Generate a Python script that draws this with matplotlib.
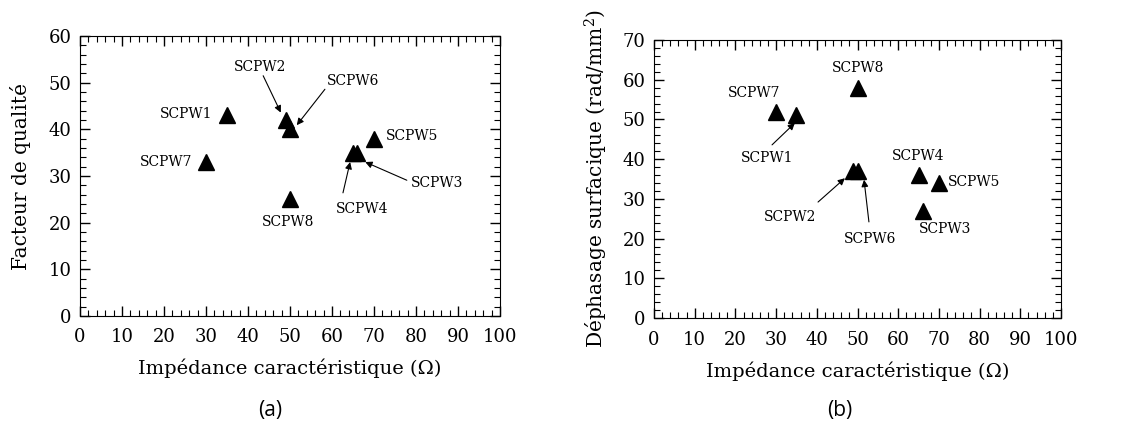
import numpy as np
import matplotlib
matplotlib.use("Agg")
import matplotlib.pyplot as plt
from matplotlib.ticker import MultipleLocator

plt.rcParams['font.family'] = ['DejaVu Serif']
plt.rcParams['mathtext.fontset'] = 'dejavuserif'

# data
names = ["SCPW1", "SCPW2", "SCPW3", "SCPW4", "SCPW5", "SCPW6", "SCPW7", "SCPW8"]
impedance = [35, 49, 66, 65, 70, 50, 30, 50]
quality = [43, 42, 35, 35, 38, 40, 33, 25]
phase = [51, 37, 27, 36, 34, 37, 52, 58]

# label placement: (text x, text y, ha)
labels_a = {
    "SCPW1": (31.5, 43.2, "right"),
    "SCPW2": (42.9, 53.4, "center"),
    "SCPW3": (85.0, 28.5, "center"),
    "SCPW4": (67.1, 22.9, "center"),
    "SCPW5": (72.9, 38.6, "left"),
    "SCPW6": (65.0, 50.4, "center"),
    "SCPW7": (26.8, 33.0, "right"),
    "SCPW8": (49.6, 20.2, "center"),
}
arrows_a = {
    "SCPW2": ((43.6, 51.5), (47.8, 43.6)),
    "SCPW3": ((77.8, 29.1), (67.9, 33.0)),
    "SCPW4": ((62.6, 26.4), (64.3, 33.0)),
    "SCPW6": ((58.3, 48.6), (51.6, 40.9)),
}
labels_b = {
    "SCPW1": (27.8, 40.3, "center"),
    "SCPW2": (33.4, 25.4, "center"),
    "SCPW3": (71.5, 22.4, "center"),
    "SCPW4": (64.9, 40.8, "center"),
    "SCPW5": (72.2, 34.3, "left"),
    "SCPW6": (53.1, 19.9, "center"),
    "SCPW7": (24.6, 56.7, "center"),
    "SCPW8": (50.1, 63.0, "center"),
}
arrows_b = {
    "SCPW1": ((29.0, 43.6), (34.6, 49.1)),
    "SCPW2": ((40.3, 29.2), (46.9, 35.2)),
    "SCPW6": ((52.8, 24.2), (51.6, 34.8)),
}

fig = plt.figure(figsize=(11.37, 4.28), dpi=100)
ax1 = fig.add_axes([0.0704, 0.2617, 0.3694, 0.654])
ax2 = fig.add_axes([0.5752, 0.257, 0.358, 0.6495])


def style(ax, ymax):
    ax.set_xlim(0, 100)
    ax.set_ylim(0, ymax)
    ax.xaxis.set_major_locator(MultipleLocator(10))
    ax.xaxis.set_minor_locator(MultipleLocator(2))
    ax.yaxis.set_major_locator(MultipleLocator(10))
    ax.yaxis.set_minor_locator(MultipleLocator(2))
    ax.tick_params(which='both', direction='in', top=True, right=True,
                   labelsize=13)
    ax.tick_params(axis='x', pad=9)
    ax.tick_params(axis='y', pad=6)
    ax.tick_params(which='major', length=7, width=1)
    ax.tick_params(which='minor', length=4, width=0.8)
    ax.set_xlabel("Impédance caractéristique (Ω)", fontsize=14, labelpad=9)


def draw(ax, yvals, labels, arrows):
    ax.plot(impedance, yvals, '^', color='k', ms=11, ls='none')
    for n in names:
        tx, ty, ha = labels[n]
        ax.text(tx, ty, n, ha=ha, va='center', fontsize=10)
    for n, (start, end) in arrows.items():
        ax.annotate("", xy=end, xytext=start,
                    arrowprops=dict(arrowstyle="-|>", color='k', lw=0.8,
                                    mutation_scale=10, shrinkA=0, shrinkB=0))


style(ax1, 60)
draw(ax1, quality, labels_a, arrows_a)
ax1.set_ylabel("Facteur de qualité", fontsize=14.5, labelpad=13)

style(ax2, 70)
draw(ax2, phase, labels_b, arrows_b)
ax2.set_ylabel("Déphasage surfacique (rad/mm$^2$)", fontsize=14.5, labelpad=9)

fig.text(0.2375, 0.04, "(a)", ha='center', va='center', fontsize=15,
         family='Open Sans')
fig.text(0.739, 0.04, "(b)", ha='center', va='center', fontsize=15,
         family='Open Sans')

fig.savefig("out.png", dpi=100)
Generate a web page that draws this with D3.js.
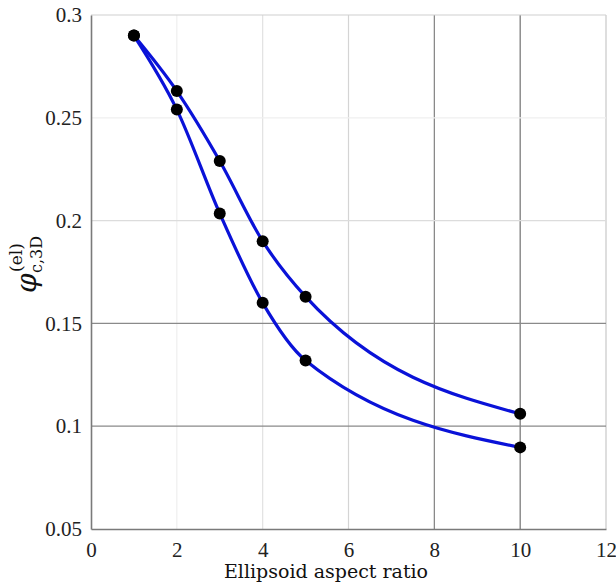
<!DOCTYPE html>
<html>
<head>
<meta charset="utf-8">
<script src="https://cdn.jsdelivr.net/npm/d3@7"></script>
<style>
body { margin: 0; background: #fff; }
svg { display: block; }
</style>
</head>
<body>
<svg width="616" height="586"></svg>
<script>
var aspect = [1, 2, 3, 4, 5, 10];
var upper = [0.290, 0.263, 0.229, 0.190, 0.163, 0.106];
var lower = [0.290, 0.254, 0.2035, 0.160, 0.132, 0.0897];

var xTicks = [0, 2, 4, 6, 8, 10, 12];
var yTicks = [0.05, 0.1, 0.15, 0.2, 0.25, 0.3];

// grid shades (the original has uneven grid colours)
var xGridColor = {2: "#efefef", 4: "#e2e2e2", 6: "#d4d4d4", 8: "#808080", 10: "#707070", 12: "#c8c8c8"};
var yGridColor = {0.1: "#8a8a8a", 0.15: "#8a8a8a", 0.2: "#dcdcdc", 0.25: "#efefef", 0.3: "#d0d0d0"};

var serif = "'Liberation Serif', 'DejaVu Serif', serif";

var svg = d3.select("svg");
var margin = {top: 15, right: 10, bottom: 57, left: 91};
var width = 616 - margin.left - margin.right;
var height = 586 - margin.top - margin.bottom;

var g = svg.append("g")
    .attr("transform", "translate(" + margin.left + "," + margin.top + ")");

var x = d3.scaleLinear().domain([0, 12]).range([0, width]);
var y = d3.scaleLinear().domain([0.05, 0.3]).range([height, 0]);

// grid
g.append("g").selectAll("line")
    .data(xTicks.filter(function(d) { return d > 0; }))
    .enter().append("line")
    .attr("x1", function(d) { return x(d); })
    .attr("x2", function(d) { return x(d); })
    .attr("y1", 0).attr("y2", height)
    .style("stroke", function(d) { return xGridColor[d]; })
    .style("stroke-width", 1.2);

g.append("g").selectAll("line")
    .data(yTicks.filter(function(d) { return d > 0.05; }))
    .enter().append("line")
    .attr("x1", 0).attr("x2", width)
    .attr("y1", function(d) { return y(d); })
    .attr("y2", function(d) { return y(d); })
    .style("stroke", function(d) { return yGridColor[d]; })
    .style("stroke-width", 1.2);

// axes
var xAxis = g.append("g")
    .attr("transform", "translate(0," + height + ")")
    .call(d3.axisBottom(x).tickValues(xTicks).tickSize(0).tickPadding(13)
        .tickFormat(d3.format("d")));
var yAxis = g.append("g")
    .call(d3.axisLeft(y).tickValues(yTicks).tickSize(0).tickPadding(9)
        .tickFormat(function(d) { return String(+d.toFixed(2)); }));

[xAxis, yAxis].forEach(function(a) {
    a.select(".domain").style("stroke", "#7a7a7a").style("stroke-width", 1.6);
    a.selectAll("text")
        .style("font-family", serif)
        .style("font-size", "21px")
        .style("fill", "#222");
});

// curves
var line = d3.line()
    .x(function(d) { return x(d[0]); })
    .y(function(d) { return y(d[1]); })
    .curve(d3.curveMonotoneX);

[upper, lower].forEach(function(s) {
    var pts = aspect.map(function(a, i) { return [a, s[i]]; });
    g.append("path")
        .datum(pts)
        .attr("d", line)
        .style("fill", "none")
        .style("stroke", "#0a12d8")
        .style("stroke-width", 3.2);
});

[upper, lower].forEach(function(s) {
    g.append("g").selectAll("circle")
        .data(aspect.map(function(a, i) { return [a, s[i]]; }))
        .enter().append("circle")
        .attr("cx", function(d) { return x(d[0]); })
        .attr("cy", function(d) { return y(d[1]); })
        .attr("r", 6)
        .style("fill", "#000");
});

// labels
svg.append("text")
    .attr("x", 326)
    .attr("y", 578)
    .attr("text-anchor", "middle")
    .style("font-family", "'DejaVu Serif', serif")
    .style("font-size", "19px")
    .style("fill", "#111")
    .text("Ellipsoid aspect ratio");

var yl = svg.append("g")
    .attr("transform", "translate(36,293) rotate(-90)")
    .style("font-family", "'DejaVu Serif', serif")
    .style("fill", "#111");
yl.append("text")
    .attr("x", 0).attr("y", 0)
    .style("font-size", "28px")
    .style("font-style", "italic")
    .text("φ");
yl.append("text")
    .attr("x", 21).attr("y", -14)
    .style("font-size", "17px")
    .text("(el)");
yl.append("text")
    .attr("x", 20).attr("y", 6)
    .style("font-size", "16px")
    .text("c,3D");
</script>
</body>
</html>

◆ REQUIREMENTS
Exactly the lines from the one with "Generate a web" through the one with "var yTicks = [0.05, 0.1, 0.15, 0.2, 0.25, 0.3];" are to be reproduced, and no pictures with them.

◆ TASK OUTPUT
Generate a web page that draws this with D3.js.
<!DOCTYPE html>
<html>
<head>
<meta charset="utf-8">
<script src="https://cdn.jsdelivr.net/npm/d3@7"></script>
<style>
body { margin: 0; background: #fff; }
svg { display: block; }
</style>
</head>
<body>
<svg width="616" height="586"></svg>
<script>
var aspect = [1, 2, 3, 4, 5, 10];
var upper = [0.290, 0.263, 0.229, 0.190, 0.163, 0.106];
var lower = [0.290, 0.254, 0.2035, 0.160, 0.132, 0.0897];

var xTicks = [0, 2, 4, 6, 8, 10, 12];
var yTicks = [0.05, 0.1, 0.15, 0.2, 0.25, 0.3];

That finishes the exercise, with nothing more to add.